A Simple solution to stop this would be a small square of steel tacked vertically 1/4 to 1/2 way down the ramp, I would think.

Or keep the door shut.
I spoke with Tony at Cookshack about my fire going out (see "fire out again") and then told him about my "fire in the hole". He said that it is likely the same thing. Back pressure or not enough air flow causes the fire to go out. The pot fills with pellets and then an ember ignites them. The fire lights the auger pellets and trips the high temp. limit switch.

Just a thought on my PG500 from a brand new unit and smoking a brisket. To keep it short, the fire was going out and the auger was filling the fire can full of fuel pellets. After the temp cooled all the way down to 129degrees, the igniter would start and go to a large roaring fire in the pit (since the fire box was full of pellets) going to 450 before it would burn down. While looking into the auger in the dark ( at 2am not by choice), I noticed the pellets in the auger were glowing, so I ran the temp way up just to clear it out. Emptied the hopper to make sure it wasn't in the hopper ( found several blackened pellets) and went back to bed. I woke up in the morning and watched it cycle from fire dwindle out to 375-425 a couple times ( one of the cycles filled the smoker and the area with a lot of smoke..... then it ignited with a muffled poof and blew the doors open).

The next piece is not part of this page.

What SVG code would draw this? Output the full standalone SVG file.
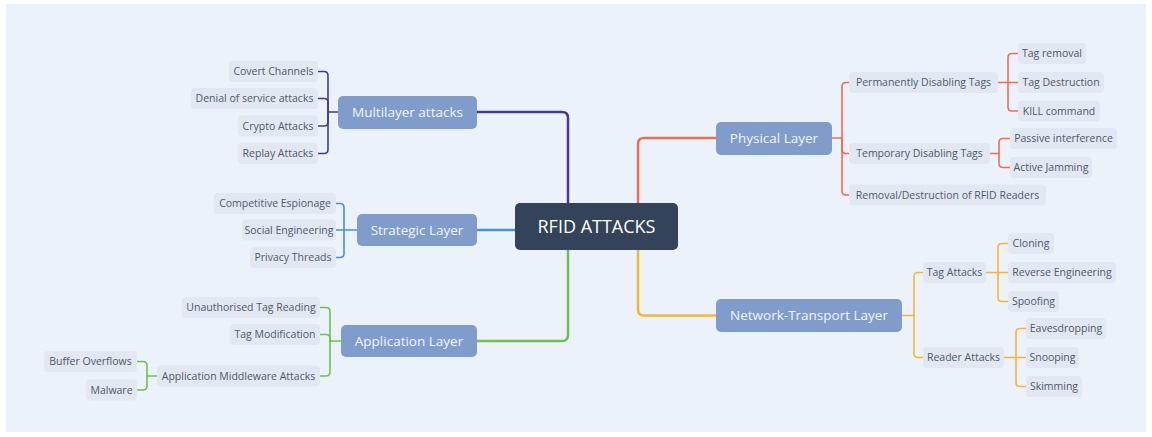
<svg xmlns="http://www.w3.org/2000/svg" width="1152" height="437" viewBox="0 0 1152 437">
<style>
.lbl{font-family:"Open Sans","Liberation Sans",sans-serif;}
.root rect{fill:#344359;}
.root text{fill:#FFFFFF;font-size:18px;text-anchor:middle;}
.main rect{fill:#7F9CCA;}
.main text{fill:#F2F5FA;font-size:13.5px;text-anchor:middle;}
.leaf rect{fill:#E1E8F1;}
.leaf text{fill:#4E596A;font-size:10.5px;text-anchor:middle;}
.c{fill:none;stroke-linecap:round;stroke-linejoin:round;}
.big{stroke-width:2.5;}
.sm{stroke-width:1.6;}
.pu{stroke:#45389A;}
.rd{stroke:#F36C52;}
.bl{stroke:#4A8FDB;}
.gr{stroke:#6CC24D;}
.or{stroke:#F6B72D;}
</style>
<rect x="0" y="0" width="1152" height="437" fill="#FFFFFF"/>
<rect x="6" y="4" width="1140" height="428" fill="#ECF2F9"/>
<g id="connectors">
<path class="c big pu" d="M568,203 V118 Q568,112 562,112 H477"/>
<path class="c big rd" d="M638,203 V144 Q638,138 644,138 H716"/>
<path class="c big bl" d="M515,230 H477"/>
<path class="c big gr" d="M568,250 V335 Q568,341 562,341 H477"/>
<path class="c big or" d="M638,250 V309.5 Q638,315.5 644,315.5 H716"/>
<g class="c sm pu">
<path d="M338,112 H328 V75.5 Q328,71.5 324,71.5 H318"/>
<path d="M328,112 V102.5 Q328,98.5 324,98.5 H318"/>
<path d="M328,112 V122 Q328,126 324,126 H318"/>
<path d="M328,112 V149.5 Q328,153.5 324,153.5 H318"/>
</g>
<g class="c sm bl">
<path d="M357,230 H344 V207.5 Q344,203.5 340,203.5 H336"/>
<path d="M344,230 H336"/>
<path d="M344,230 V253.5 Q344,257.5 340,257.5 H336"/>
</g>
<g class="c sm gr">
<path d="M341,341 H330 V311.5 Q330,307.5 326,307.5 H320"/>
<path d="M330,341 V338.5 Q330,334.5 326,334.5 H320"/>
<path d="M330,341 V372 Q330,376 326,376 H320"/>
<path d="M157,376 H147 V365.5 Q147,361.5 143,361.5 H137"/>
<path d="M147,376 V386 Q147,390 143,390 H137"/>
</g>
<g class="c sm rd">
<path d="M832,138 H842 V86.5 Q842,82.5 846,82.5 H849"/>
<path d="M842,138 V149.5 Q842,153.5 846,153.5 H849"/>
<path d="M842,138 V191 Q842,195 846,195 H849"/>
<path d="M998,82.5 H1008 V57.5 Q1008,53.5 1012,53.5 H1018"/>
<path d="M1008,82.5 H1018"/>
<path d="M1008,82.5 V107 Q1008,111 1012,111 H1018"/>
<path d="M990,153.5 H999 V142.5 Q999,138.5 1003,138.5 H1010"/>
<path d="M999,153.5 V163.5 Q999,167.5 1003,167.5 H1010"/>
</g>
<g class="c sm or">
<path d="M902,315.5 H914 V276.5 Q914,272.5 918,272.5 H923"/>
<path d="M914,315.5 V353.5 Q914,357.5 918,357.5 H923"/>
<path d="M986,272.5 H998 V247.5 Q998,243.5 1002,243.5 H1008"/>
<path d="M998,272.5 H1008"/>
<path d="M998,272.5 V297.5 Q998,301.5 1002,301.5 H1008"/>
<path d="M1004,357.5 H1016 V332.5 Q1016,328.5 1020,328.5 H1026"/>
<path d="M1016,357.5 H1026"/>
<path d="M1016,357.5 V382.5 Q1016,386.5 1020,386.5 H1026"/>
</g>
</g>
<g id="root" class="root lbl"><rect x="515" y="203" width="163" height="47" rx="5"/><text x="596.5" y="233">RFID ATTACKS</text></g>
<g id="multilayer" class="main lbl"><rect x="338" y="96" width="139" height="33" rx="5"/><text x="407.5" y="117.3">Multilayer attacks</text></g>
<g id="strategic" class="main lbl"><rect x="357" y="214" width="120" height="32" rx="5"/><text x="417" y="234.8">Strategic Layer</text></g>
<g id="application" class="main lbl"><rect x="341" y="325" width="136" height="32" rx="5"/><text x="409" y="345.8">Application Layer</text></g>
<g id="physical" class="main lbl"><rect x="716" y="122" width="116" height="33" rx="5"/><text x="774" y="143.3">Physical Layer</text></g>
<g id="network" class="main lbl"><rect x="716" y="299" width="186" height="33" rx="5"/><text x="809" y="320.3">Network-Transport Layer</text></g>
<g id="covert" class="leaf lbl"><rect x="229" y="61" width="89" height="21" rx="4"/><text x="273.5" y="75.3">Covert Channels</text></g>
<g id="denial" class="leaf lbl"><rect x="191" y="88" width="127" height="21" rx="4"/><text x="254.5" y="102.3">Denial of service attacks</text></g>
<g id="crypto" class="leaf lbl"><rect x="238" y="115.5" width="80" height="21" rx="4"/><text x="278" y="129.8">Crypto Attacks</text></g>
<g id="replay" class="leaf lbl"><rect x="238" y="143" width="80" height="21" rx="4"/><text x="278" y="157.3">Replay Attacks</text></g>
<g id="competitive" class="leaf lbl"><rect x="214" y="193" width="122" height="21" rx="4"/><text x="275" y="207.3">Competitive Espionage</text></g>
<g id="social" class="leaf lbl"><rect x="242" y="219.5" width="94" height="21" rx="4"/><text x="289" y="233.8">Social Engineering</text></g>
<g id="privacy" class="leaf lbl"><rect x="250" y="247" width="86" height="21" rx="4"/><text x="293" y="261.3">Privacy Threads</text></g>
<g id="unauth" class="leaf lbl"><rect x="182" y="297" width="138" height="21" rx="4"/><text x="251" y="311.3">Unauthorised Tag Reading</text></g>
<g id="tagmod" class="leaf lbl"><rect x="230" y="324" width="90" height="21" rx="4"/><text x="275" y="338.3">Tag Modification</text></g>
<g id="middleware" class="leaf lbl"><rect x="157" y="365.5" width="163" height="21" rx="4"/><text x="238.5" y="379.8">Application Middleware Attacks</text></g>
<g id="buffer" class="leaf lbl"><rect x="44" y="351" width="93" height="21" rx="4"/><text x="90.5" y="365.3">Buffer Overflows</text></g>
<g id="malware" class="leaf lbl"><rect x="86" y="379.5" width="51" height="21" rx="4"/><text x="111.5" y="393.8">Malware</text></g>
<g id="permanent" class="leaf lbl"><rect x="849" y="72" width="149" height="21" rx="4"/><text x="923.5" y="86.3">Permanently Disabling Tags</text></g>
<g id="temporary" class="leaf lbl"><rect x="849" y="143" width="141" height="21" rx="4"/><text x="919.5" y="157.3">Temporary Disabling Tags</text></g>
<g id="removal" class="leaf lbl"><rect x="849" y="184.5" width="197" height="21" rx="4"/><text x="947.5" y="198.8">Removal/Destruction of RFID Readers</text></g>
<g id="tagremoval" class="leaf lbl"><rect x="1018" y="43" width="68" height="21" rx="4"/><text x="1052" y="57.3">Tag removal</text></g>
<g id="tagdestruction" class="leaf lbl"><rect x="1018" y="72" width="86" height="21" rx="4"/><text x="1061" y="86.3">Tag Destruction</text></g>
<g id="kill" class="leaf lbl"><rect x="1018" y="100.5" width="82" height="21" rx="4"/><text x="1059" y="114.8">KILL command</text></g>
<g id="passive" class="leaf lbl"><rect x="1010" y="128" width="107" height="21" rx="4"/><text x="1063.5" y="142.3">Passive interference</text></g>
<g id="active" class="leaf lbl"><rect x="1010" y="157" width="82" height="21" rx="4"/><text x="1051" y="171.3">Active Jamming</text></g>
<g id="tagattacks" class="leaf lbl"><rect x="923" y="262" width="63" height="21" rx="4"/><text x="954.5" y="276.3">Tag Attacks</text></g>
<g id="readerattacks" class="leaf lbl"><rect x="923" y="347" width="81" height="21" rx="4"/><text x="963.5" y="361.3">Reader Attacks</text></g>
<g id="cloning" class="leaf lbl"><rect x="1008" y="233" width="46" height="21" rx="4"/><text x="1031" y="247.3">Cloning</text></g>
<g id="reverse" class="leaf lbl"><rect x="1008" y="262" width="108" height="21" rx="4"/><text x="1062" y="276.3">Reverse Engineering</text></g>
<g id="spoofing" class="leaf lbl"><rect x="1008" y="291" width="51" height="21" rx="4"/><text x="1033.5" y="305.3">Spoofing</text></g>
<g id="eaves" class="leaf lbl"><rect x="1026" y="318" width="80" height="21" rx="4"/><text x="1066" y="332.3">Eavesdropping</text></g>
<g id="snooping" class="leaf lbl"><rect x="1026" y="347" width="53" height="21" rx="4"/><text x="1052.5" y="361.3">Snooping</text></g>
<g id="skimming" class="leaf lbl"><rect x="1026" y="376" width="56" height="21" rx="4"/><text x="1054" y="390.3">Skimming</text></g>
</svg>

      Called CS and spoke with them and adjusted the LHT and the HHT, at that point I learned it was not an automatic one setting does all on the controller. I moved the LHT to 15 and the HHT to 65 which kept the temp much better at 225ish without large temp swings.

Not sure this this was mentioned but you MUST keep the chimney clean. We have a blockage once with grease and soot that we could reach, was blocking the chimney right at the bottom and that ultimately caught our pellets in our hoper on fire, burned out a unit and had to replace most electronics. Keep the chimney clean, make sure the convection fan is clean (our caught on fire during this flare up) and keep dust out of the hopper.